PROBLEM TO WORK ON |
Give the data again exactly, from its opening line through the line in which "const logTicks = [10,100,1000,10000,100000];" appears.

RECORDED INFORMATION |
==================================================

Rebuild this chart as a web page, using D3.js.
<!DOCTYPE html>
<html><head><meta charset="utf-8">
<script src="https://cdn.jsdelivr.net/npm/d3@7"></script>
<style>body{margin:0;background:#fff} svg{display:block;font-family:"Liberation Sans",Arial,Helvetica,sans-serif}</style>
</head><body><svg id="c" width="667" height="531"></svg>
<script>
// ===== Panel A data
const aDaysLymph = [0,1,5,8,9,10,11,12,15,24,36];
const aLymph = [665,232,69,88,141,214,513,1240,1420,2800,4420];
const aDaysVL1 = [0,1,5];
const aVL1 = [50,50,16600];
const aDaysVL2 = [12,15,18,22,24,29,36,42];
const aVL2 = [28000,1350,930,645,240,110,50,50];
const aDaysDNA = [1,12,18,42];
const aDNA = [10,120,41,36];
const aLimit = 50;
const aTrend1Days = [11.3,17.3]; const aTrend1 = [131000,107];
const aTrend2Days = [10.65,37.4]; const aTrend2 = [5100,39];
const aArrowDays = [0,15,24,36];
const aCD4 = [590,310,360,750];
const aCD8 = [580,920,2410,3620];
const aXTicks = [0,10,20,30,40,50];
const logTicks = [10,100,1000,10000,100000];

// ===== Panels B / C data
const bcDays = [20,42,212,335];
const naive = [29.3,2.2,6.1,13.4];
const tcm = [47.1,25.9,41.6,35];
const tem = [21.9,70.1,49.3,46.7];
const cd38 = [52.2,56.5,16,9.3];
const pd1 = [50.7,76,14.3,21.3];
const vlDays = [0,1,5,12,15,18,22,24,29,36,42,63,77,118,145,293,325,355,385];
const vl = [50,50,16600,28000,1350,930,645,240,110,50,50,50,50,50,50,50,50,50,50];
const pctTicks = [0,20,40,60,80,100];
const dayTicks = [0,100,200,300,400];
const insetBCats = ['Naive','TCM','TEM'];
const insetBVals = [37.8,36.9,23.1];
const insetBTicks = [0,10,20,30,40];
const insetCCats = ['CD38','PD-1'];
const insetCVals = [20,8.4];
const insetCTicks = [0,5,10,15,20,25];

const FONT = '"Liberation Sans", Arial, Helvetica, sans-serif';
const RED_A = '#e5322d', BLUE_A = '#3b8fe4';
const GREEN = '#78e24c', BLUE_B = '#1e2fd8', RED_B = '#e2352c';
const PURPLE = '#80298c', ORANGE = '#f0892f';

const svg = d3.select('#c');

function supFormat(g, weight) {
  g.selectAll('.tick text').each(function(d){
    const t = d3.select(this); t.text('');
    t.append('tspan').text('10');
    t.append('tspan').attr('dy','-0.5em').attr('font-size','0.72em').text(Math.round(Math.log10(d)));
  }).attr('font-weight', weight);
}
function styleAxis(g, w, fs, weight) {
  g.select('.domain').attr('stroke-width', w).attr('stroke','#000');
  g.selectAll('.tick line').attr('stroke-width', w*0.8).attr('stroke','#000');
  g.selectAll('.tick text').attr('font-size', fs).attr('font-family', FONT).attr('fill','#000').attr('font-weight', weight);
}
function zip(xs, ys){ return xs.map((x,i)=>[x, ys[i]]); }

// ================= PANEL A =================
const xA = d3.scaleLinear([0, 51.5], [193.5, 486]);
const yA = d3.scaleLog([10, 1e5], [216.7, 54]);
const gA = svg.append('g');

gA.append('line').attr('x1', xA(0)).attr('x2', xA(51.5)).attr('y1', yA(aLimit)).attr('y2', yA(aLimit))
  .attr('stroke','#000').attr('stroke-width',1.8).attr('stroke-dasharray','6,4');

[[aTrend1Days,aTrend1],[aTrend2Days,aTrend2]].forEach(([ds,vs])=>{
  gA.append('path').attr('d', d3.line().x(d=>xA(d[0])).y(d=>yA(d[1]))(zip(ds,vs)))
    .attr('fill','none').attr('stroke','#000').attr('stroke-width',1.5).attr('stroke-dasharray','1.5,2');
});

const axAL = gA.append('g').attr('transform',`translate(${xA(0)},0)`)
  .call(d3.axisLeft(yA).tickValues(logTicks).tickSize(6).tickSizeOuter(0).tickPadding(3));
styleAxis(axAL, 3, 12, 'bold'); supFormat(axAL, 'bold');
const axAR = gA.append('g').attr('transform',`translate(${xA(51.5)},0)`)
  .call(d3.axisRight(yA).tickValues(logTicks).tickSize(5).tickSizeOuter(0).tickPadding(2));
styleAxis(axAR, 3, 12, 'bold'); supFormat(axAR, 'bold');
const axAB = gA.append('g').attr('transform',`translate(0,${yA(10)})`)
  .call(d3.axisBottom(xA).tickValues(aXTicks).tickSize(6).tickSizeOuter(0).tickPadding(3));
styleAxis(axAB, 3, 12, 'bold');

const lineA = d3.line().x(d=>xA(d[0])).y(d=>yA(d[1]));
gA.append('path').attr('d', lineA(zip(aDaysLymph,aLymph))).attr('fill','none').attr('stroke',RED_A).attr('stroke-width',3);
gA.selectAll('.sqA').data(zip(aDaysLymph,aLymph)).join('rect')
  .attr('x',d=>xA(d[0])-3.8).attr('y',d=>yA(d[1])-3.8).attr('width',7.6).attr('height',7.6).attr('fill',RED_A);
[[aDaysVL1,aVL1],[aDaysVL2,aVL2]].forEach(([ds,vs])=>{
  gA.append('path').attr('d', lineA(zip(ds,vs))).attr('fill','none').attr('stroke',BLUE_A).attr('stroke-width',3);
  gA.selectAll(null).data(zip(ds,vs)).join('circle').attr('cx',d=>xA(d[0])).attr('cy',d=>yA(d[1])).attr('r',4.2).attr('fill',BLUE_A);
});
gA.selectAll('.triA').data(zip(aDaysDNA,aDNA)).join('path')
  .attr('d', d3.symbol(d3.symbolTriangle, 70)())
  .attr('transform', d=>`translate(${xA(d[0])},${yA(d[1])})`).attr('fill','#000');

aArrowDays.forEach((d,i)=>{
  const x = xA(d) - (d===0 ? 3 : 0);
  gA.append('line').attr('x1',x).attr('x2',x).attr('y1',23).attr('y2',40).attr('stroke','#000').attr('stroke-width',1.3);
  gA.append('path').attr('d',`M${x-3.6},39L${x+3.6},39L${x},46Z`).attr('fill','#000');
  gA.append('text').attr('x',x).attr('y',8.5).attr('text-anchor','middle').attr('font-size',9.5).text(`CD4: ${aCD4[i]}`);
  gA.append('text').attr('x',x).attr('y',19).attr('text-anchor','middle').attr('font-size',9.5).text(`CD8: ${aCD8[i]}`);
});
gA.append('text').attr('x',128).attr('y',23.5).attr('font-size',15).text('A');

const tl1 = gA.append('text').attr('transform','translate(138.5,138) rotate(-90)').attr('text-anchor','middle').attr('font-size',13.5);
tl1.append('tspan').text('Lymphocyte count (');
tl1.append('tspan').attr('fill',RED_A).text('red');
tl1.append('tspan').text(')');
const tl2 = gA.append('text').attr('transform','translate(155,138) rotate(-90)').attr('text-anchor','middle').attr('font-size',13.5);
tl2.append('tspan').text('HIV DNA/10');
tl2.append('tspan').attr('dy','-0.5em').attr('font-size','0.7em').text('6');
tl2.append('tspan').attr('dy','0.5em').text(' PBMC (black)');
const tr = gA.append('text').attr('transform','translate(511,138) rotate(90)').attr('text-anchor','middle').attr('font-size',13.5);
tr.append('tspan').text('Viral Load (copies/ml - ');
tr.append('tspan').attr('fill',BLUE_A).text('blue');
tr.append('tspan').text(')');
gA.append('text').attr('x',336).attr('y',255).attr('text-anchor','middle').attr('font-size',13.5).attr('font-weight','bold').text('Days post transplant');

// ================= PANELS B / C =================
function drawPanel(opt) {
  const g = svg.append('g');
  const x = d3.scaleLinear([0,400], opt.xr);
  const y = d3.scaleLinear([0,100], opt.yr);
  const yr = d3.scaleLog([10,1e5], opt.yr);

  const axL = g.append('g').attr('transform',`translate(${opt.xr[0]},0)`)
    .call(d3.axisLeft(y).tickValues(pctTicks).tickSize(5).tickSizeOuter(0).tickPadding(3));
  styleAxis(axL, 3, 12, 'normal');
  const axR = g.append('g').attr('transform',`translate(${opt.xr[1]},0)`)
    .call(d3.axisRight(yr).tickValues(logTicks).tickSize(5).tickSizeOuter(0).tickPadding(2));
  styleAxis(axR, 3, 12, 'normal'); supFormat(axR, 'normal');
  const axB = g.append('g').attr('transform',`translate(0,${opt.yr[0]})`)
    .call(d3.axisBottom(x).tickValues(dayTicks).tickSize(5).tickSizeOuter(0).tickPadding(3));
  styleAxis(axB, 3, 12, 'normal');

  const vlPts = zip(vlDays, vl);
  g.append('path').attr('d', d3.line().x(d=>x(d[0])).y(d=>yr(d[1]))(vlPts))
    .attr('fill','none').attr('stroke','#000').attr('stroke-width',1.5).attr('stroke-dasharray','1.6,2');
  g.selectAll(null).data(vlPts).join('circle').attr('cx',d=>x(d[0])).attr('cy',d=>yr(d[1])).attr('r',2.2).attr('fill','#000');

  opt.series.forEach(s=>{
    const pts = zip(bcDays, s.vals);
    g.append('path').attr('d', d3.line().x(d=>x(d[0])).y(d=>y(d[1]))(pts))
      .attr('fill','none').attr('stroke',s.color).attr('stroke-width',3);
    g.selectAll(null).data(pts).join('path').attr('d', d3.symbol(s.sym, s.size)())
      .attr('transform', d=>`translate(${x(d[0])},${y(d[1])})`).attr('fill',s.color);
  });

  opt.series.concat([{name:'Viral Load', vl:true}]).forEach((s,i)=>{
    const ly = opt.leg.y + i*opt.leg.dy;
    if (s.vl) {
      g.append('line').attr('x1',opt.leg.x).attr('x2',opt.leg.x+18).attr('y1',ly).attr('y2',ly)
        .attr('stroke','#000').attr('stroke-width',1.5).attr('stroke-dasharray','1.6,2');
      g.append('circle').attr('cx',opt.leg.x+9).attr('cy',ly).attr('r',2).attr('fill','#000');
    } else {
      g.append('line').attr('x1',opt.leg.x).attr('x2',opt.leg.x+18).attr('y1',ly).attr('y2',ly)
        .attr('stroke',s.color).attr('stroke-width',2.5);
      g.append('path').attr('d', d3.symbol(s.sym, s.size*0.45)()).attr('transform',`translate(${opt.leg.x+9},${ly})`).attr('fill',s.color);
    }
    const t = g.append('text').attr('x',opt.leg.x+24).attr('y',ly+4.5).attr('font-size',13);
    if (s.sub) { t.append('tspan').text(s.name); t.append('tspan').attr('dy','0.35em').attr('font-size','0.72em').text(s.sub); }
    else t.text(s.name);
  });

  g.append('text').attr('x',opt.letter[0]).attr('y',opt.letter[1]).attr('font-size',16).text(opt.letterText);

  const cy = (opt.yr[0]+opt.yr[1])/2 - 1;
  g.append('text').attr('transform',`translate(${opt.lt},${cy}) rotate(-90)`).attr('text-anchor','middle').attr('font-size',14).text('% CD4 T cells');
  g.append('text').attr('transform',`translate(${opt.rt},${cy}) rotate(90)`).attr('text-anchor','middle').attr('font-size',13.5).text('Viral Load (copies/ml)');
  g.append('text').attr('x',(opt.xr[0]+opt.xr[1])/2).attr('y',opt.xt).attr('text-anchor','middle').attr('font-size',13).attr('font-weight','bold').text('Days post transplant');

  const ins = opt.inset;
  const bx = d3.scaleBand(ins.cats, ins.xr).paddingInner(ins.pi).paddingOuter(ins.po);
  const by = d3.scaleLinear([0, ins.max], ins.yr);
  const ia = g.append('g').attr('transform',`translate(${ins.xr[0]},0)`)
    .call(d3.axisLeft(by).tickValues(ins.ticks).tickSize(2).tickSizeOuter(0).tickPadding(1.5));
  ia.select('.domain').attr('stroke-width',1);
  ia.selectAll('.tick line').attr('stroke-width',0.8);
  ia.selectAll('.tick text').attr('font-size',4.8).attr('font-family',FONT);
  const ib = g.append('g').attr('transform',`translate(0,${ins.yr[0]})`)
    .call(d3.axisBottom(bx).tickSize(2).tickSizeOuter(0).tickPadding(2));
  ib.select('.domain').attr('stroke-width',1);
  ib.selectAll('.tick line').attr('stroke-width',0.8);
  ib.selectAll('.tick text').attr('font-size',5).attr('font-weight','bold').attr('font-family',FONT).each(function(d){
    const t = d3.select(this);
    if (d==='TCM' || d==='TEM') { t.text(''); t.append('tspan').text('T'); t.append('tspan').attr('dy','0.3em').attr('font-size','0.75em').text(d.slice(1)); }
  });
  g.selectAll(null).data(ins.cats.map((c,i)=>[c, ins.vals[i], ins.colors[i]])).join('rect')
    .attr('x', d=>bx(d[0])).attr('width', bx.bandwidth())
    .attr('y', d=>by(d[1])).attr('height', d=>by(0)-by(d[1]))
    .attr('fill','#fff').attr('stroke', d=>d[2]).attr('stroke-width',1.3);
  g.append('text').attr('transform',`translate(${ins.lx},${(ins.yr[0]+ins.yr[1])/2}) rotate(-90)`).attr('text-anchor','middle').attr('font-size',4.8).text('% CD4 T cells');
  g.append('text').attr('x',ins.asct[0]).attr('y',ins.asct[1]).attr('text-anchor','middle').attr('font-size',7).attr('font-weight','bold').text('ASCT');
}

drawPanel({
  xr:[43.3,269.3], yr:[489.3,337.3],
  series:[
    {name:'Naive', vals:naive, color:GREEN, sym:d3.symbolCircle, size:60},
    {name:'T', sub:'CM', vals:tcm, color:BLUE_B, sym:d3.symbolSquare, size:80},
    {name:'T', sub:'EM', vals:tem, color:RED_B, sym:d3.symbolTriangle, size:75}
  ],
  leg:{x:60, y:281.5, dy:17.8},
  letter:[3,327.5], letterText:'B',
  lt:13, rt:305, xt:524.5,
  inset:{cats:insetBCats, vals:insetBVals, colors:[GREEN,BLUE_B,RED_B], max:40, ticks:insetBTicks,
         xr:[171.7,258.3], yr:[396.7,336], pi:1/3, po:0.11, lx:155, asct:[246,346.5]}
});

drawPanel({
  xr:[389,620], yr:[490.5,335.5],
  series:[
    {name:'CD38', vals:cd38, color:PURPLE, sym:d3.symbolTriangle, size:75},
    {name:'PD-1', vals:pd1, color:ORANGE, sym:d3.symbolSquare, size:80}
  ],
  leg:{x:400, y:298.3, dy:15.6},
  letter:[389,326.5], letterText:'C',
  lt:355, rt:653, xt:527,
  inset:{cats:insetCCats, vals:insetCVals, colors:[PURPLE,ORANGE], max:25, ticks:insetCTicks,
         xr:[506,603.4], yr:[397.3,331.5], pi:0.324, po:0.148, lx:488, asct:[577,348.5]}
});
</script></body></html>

==================================================

FINISHED TASK |
Rebuild this chart as a web page, using D3.js.
<!DOCTYPE html>
<html><head><meta charset="utf-8">
<script src="https://cdn.jsdelivr.net/npm/d3@7"></script>
<style>body{margin:0;background:#fff} svg{display:block;font-family:"Liberation Sans",Arial,Helvetica,sans-serif}</style>
</head><body><svg id="c" width="667" height="531"></svg>
<script>
// ===== Panel A data
const aDaysLymph = [0,1,5,8,9,10,11,12,15,24,36];
const aLymph = [665,232,69,88,141,214,513,1240,1420,2800,4420];
const aDaysVL1 = [0,1,5];
const aVL1 = [50,50,16600];
const aDaysVL2 = [12,15,18,22,24,29,36,42];
const aVL2 = [28000,1350,930,645,240,110,50,50];
const aDaysDNA = [1,12,18,42];
const aDNA = [10,120,41,36];
const aLimit = 50;
const aTrend1Days = [11.3,17.3]; const aTrend1 = [131000,107];
const aTrend2Days = [10.65,37.4]; const aTrend2 = [5100,39];
const aArrowDays = [0,15,24,36];
const aCD4 = [590,310,360,750];
const aCD8 = [580,920,2410,3620];
const aXTicks = [0,10,20,30,40,50];
const logTicks = [10,100,1000,10000,100000];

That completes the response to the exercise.